## The task
Begin with the first line below and retype each line exactly through the line containing "const tickValues = [-0.1, 0, 0.1, 0.2, 0.3];". Any pictures are to be left out.
= = = = =
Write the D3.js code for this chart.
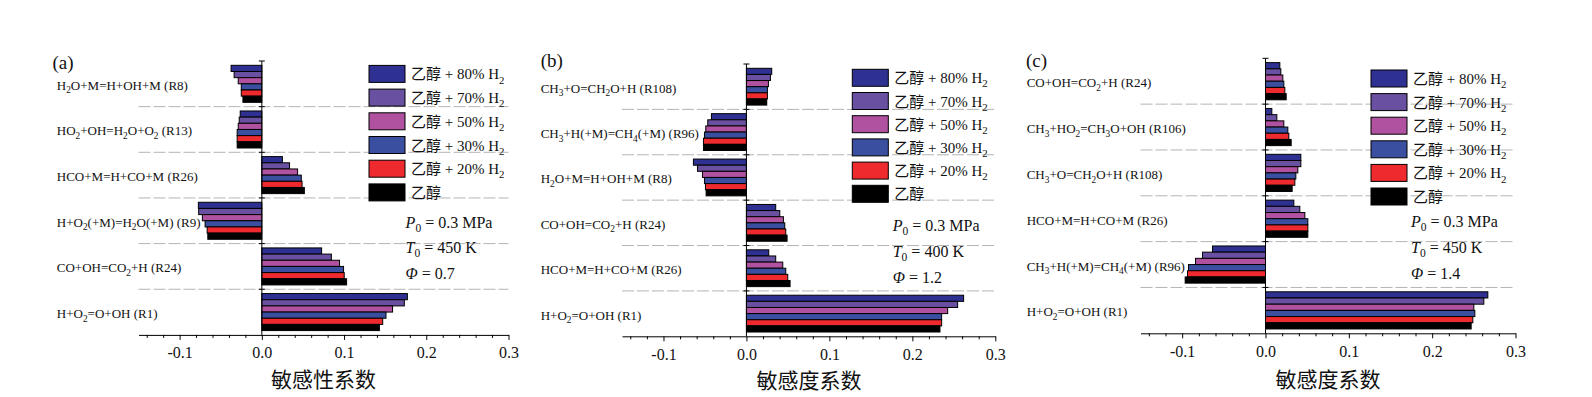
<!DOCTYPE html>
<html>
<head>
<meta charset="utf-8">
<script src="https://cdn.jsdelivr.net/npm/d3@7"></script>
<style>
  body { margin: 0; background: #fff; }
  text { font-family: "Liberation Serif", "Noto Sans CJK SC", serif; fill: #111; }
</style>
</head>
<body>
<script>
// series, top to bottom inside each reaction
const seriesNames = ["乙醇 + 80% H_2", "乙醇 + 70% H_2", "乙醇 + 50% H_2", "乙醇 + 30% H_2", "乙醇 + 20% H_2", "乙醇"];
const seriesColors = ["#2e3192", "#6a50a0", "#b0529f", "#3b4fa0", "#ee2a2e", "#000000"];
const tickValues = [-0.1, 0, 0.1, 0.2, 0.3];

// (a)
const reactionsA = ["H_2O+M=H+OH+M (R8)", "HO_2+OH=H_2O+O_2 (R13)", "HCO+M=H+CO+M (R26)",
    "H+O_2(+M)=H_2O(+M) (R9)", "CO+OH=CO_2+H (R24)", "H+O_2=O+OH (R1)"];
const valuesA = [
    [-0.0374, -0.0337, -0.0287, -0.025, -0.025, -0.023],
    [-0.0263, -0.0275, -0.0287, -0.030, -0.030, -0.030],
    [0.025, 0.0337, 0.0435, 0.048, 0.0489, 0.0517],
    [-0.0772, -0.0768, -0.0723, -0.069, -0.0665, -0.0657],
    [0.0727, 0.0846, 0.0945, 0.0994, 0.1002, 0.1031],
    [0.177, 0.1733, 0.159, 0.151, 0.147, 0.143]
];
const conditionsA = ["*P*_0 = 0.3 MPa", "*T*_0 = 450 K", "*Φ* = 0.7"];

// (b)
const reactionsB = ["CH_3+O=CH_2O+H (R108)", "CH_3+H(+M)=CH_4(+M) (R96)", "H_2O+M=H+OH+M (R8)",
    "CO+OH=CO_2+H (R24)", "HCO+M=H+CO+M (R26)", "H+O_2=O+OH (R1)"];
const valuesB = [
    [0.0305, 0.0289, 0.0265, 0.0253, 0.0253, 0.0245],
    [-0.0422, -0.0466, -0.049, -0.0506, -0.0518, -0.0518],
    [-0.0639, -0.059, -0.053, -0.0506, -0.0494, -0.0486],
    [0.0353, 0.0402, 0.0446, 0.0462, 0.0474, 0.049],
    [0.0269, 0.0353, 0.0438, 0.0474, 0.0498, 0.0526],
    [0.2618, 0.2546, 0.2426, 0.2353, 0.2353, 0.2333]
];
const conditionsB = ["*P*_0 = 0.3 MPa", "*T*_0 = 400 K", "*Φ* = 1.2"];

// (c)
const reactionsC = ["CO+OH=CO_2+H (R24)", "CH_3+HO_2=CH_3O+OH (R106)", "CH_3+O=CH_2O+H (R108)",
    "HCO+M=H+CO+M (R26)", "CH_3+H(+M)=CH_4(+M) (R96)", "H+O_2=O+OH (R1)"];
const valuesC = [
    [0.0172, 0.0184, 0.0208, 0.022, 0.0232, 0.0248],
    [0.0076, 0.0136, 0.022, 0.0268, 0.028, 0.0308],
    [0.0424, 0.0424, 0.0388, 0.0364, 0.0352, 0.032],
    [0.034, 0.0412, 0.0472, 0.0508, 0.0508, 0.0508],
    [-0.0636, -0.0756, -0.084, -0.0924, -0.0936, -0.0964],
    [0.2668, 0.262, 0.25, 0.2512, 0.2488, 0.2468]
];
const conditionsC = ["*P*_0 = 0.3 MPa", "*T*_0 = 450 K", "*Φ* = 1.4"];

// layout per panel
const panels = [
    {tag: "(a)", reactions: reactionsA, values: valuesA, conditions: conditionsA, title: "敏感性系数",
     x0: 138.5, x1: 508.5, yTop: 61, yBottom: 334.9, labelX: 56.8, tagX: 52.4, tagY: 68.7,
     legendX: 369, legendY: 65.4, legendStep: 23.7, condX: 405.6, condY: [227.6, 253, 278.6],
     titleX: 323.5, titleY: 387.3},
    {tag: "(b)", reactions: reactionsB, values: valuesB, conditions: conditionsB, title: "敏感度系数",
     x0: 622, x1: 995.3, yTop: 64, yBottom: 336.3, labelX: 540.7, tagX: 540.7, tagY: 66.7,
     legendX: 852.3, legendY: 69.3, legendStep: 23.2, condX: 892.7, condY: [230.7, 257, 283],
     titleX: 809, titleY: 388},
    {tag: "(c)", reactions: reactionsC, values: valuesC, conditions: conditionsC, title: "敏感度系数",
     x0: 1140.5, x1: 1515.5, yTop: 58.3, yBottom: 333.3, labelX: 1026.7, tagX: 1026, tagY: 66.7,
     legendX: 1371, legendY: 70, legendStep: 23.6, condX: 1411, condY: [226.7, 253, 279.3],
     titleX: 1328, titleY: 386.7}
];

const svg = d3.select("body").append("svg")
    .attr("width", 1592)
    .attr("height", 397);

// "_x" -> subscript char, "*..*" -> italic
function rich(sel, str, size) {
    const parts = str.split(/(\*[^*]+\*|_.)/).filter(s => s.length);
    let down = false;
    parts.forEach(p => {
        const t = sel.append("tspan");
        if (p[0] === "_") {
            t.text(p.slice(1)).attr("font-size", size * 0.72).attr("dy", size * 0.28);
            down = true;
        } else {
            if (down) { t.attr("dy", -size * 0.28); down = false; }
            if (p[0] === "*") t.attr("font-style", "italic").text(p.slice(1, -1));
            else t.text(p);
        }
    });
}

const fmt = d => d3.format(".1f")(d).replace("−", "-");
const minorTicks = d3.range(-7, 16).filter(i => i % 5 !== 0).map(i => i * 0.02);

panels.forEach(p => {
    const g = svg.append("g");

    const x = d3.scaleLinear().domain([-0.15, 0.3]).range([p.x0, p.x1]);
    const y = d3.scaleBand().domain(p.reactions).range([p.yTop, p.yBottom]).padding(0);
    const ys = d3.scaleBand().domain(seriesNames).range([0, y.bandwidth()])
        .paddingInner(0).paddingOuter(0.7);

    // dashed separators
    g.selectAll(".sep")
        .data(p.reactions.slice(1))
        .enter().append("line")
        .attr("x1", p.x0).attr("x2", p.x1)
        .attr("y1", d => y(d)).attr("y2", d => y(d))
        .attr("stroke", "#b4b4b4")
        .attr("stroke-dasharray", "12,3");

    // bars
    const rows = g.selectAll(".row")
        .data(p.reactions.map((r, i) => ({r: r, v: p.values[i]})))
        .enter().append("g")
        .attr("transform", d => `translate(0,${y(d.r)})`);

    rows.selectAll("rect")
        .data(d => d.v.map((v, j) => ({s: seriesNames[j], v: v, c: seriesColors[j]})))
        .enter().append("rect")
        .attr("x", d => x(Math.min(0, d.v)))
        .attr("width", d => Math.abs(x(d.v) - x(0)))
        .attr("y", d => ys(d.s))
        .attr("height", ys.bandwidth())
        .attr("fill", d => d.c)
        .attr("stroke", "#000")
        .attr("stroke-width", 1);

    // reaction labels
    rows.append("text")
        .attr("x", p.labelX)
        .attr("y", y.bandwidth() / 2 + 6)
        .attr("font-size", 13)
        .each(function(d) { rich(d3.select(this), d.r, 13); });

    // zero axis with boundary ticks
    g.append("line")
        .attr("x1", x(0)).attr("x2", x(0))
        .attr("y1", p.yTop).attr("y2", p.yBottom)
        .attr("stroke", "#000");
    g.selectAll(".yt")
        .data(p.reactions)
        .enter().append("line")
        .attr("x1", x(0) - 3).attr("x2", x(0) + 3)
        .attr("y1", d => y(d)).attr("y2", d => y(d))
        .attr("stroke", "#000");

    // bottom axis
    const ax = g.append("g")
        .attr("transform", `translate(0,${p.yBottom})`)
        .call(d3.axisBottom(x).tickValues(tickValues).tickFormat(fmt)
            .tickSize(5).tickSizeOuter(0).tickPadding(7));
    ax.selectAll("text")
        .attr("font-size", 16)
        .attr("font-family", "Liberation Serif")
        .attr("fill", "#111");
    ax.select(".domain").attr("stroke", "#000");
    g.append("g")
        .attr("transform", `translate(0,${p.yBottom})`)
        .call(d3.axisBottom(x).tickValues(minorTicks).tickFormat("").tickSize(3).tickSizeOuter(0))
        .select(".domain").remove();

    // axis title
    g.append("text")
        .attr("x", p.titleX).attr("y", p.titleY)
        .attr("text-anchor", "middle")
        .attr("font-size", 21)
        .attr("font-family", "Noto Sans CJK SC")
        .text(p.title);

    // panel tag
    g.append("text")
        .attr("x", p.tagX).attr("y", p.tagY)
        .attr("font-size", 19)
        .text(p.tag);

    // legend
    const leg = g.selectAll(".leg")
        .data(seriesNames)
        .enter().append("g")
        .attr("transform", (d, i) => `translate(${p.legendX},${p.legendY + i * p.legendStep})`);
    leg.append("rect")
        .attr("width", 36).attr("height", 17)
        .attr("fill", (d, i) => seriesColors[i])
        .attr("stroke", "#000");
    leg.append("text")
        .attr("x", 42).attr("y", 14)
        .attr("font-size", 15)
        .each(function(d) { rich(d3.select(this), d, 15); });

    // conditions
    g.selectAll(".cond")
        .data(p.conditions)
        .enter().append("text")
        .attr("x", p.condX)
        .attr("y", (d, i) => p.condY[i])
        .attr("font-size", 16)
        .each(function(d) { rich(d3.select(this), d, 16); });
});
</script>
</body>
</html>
= = = = =
## Exercise response
Write the D3.js code for this chart.
<!DOCTYPE html>
<html>
<head>
<meta charset="utf-8">
<script src="https://cdn.jsdelivr.net/npm/d3@7"></script>
<style>
  body { margin: 0; background: #fff; }
  text { font-family: "Liberation Serif", "Noto Sans CJK SC", serif; fill: #111; }
</style>
</head>
<body>
<script>
// series, top to bottom inside each reaction
const seriesNames = ["乙醇 + 80% H_2", "乙醇 + 70% H_2", "乙醇 + 50% H_2", "乙醇 + 30% H_2", "乙醇 + 20% H_2", "乙醇"];
const seriesColors = ["#2e3192", "#6a50a0", "#b0529f", "#3b4fa0", "#ee2a2e", "#000000"];
const tickValues = [-0.1, 0, 0.1, 0.2, 0.3];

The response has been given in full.